**AIM:**
Pictures are not part of the copy. Retype the lines from the first one through the line that contains "const total = shares.reduce(function".

---------------

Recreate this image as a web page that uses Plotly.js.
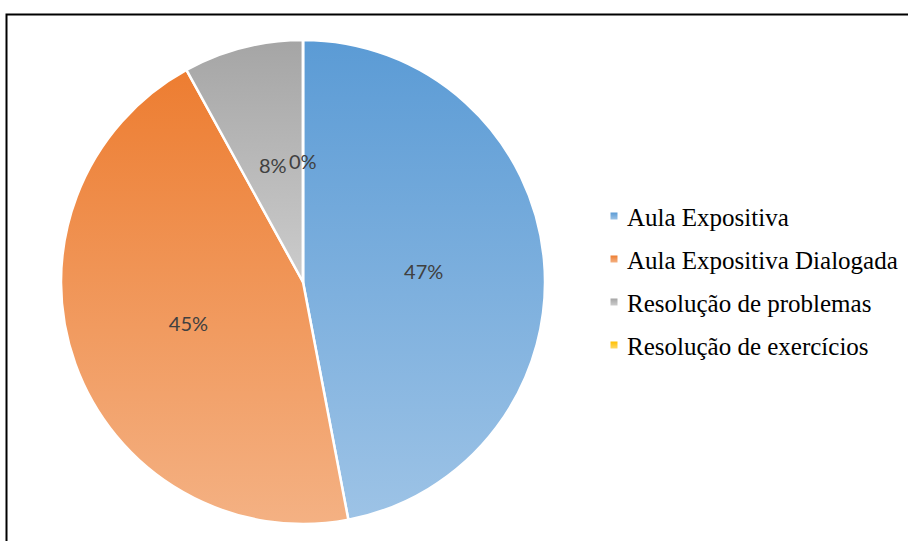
<!DOCTYPE html>
<html><head><meta charset="utf-8">
<script src="https://cdn.plot.ly/plotly-3.0.1.min.js"></script>
<style>html,body{margin:0;padding:0;background:#fff}#chart{width:908px;height:541px}</style>
</head><body><div id="chart"></div>
<script>
const categories = ['Aula Expositiva', 'Aula Expositiva Dialogada', 'Resolução de problemas', 'Resolução de exercícios'];
const shares = [47, 45, 8, 0];
const topColors = ['#5b9bd5', '#ed7d31', '#a5a5a5', '#ffc000'];
const bottomColors = ['#9dc3e6', '#f4b183', '#cccccc', '#ffd966'];
// slices whose labels the library cannot fit inside are labelled by annotations
const insideLabel = [true, true, false, false];

const W = 908, H = 541;
const cx = 303, cy = 282, R = 242;
const labelFont = {family: 'Lato, "Liberation Sans", sans-serif', size: 20, color: '#404040'};

const total = shares.reduce(function (a, b) { return a + b; }, 0);

const trace = {
  type: 'pie',
  labels: categories,
  values: shares,
  sort: false,
  direction: 'clockwise',
  rotation: 0,
  marker: {colors: topColors, line: {color: '#ffffff', width: 2.5}},
  textinfo: 'percent',
  textposition: insideLabel.map(function (b) { return b ? 'inside' : 'none'; }),
  insidetextorientation: 'horizontal',
  textfont: labelFont,
  hoverinfo: 'label+percent',
  domain: {x: [(cx - R) / W, (cx + R) / W], y: [(H - cy - R) / H, (H - cy + R) / H]}
};

// data-driven label positions (half radius along each slice's mid-angle)
const annotations = [];
let cum = 0;
shares.forEach(function (v, i) {
  const mid = (cum + v / 2) / total * 2 * Math.PI;
  cum += v;
  if (insideLabel[i]) return;
  const px = cx + 0.5 * R * Math.sin(mid);
  const py = cy - 0.5 * R * Math.cos(mid);
  annotations.push({
    xref: 'paper', yref: 'paper', x: px / W, y: (H - py) / H,
    xanchor: 'center', yanchor: 'middle', showarrow: false,
    text: Math.round(v / total * 100) + '%', font: labelFont
  });
});

const layout = {
  width: W, height: H,
  margin: {l: 0, r: 0, t: 0, b: 0},
  paper_bgcolor: '#ffffff',
  showlegend: true,
  legend: {
    x: 0.645, y: 0.62, xanchor: 'left', yanchor: 'middle',
    font: {family: '"Liberation Serif", "Times New Roman", serif', size: 25, color: '#000000'},
    bgcolor: 'rgba(0,0,0,0)'
  },
  annotations: annotations,
  shapes: [{
    type: 'rect', xref: 'paper', yref: 'paper',
    x0: 6.5 / W, x1: 1.05, y0: -0.05, y1: (H - 14.5) / H,
    line: {color: '#000000', width: 2}, fillcolor: 'rgba(0,0,0,0)', layer: 'above'
  }]
};

Plotly.newPlot('chart', [trace], layout, {displayModeBar: false, staticPlot: true}).then(function (gd) {
  const svg = gd.querySelector('svg.main-svg');
  const NS = 'http://www.w3.org/2000/svg';
  let defs = svg.querySelector('defs');
  if (!defs) { defs = document.createElementNS(NS, 'defs'); svg.insertBefore(defs, svg.firstChild); }
  topColors.forEach(function (c, i) {
    const g = document.createElementNS(NS, 'linearGradient');
    g.setAttribute('id', 'grad' + i);
    g.setAttribute('x1', '0'); g.setAttribute('y1', '0'); g.setAttribute('x2', '0'); g.setAttribute('y2', '1');
    const s1 = document.createElementNS(NS, 'stop'); s1.setAttribute('offset', '0'); s1.setAttribute('stop-color', c);
    const s2 = document.createElementNS(NS, 'stop'); s2.setAttribute('offset', '1'); s2.setAttribute('stop-color', bottomColors[i]);
    g.appendChild(s1); g.appendChild(s2); defs.appendChild(g);
  });
  gd.querySelectorAll('g.slice').forEach(function (sl, i) {
    const p = sl.querySelector('path.surface');
    if (p) p.style.fill = 'url(#grad' + i + ')';
  });
  // legend layout
  const sb = gd.querySelector('.legend .scrollbox');
  if (sb) sb.removeAttribute('clip-path');
  const items = gd.querySelectorAll('.legend .traces');
  items.forEach(function (it, i) {
    const sym = it.querySelector('path.legendpie') || it.querySelector('.legendpoints path');
    const txt = it.querySelector('text.legendtext');
    if (sym) {
      sym.setAttribute('d', 'M3.5,3.5H-3.5V-3.5H3.5Z');
      sym.style.fill = 'url(#grad' + i + ')';
      sym.style.strokeWidth = '0';
    }
    const m = /translate\(\s*([-\d.]+)[ ,]*([-\d.]*)\)/.exec(it.getAttribute('transform') || '');
    let tx = m ? parseFloat(m[1]) : 0, ty = m && m[2] ? parseFloat(m[2]) : 0;
    const sb2 = sym.getBoundingClientRect();
    const tb = txt.getBoundingClientRect();
    const dy = (216 + 43 * i) - (sb2.top + sb2.height / 2);
    const dx = 627 - tb.left;
    it.setAttribute('transform', 'translate(' + (tx + dx) + ',' + (ty + dy) + ')');
    const sb3 = sym.getBoundingClientRect();
    const sdx = 614 - (sb3.left + sb3.width / 2);
    const pm = /translate\(\s*([-\d.]+)[ ,]*([-\d.]*)\)/.exec(sym.getAttribute('transform') || '');
    const px = pm ? parseFloat(pm[1]) : 0, py = pm && pm[2] ? parseFloat(pm[2]) : 0;
    sym.setAttribute('transform', 'translate(' + (px + sdx) + ',' + py + ')');
  });
});
</script>
</body></html>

---------------

**CORRECT RESULT:**
Recreate this image as a web page that uses Plotly.js.
<!DOCTYPE html>
<html><head><meta charset="utf-8">
<script src="https://cdn.plot.ly/plotly-3.0.1.min.js"></script>
<style>html,body{margin:0;padding:0;background:#fff}#chart{width:908px;height:541px}</style>
</head><body><div id="chart"></div>
<script>
const categories = ['Aula Expositiva', 'Aula Expositiva Dialogada', 'Resolução de problemas', 'Resolução de exercícios'];
const shares = [47, 45, 8, 0];
const topColors = ['#5b9bd5', '#ed7d31', '#a5a5a5', '#ffc000'];
const bottomColors = ['#9dc3e6', '#f4b183', '#cccccc', '#ffd966'];
// slices whose labels the library cannot fit inside are labelled by annotations
const insideLabel = [true, true, false, false];

const W = 908, H = 541;
const cx = 303, cy = 282, R = 242;
const labelFont = {family: 'Lato, "Liberation Sans", sans-serif', size: 20, color: '#404040'};

const total = shares.reduce(function (a, b) { return a + b; }, 0);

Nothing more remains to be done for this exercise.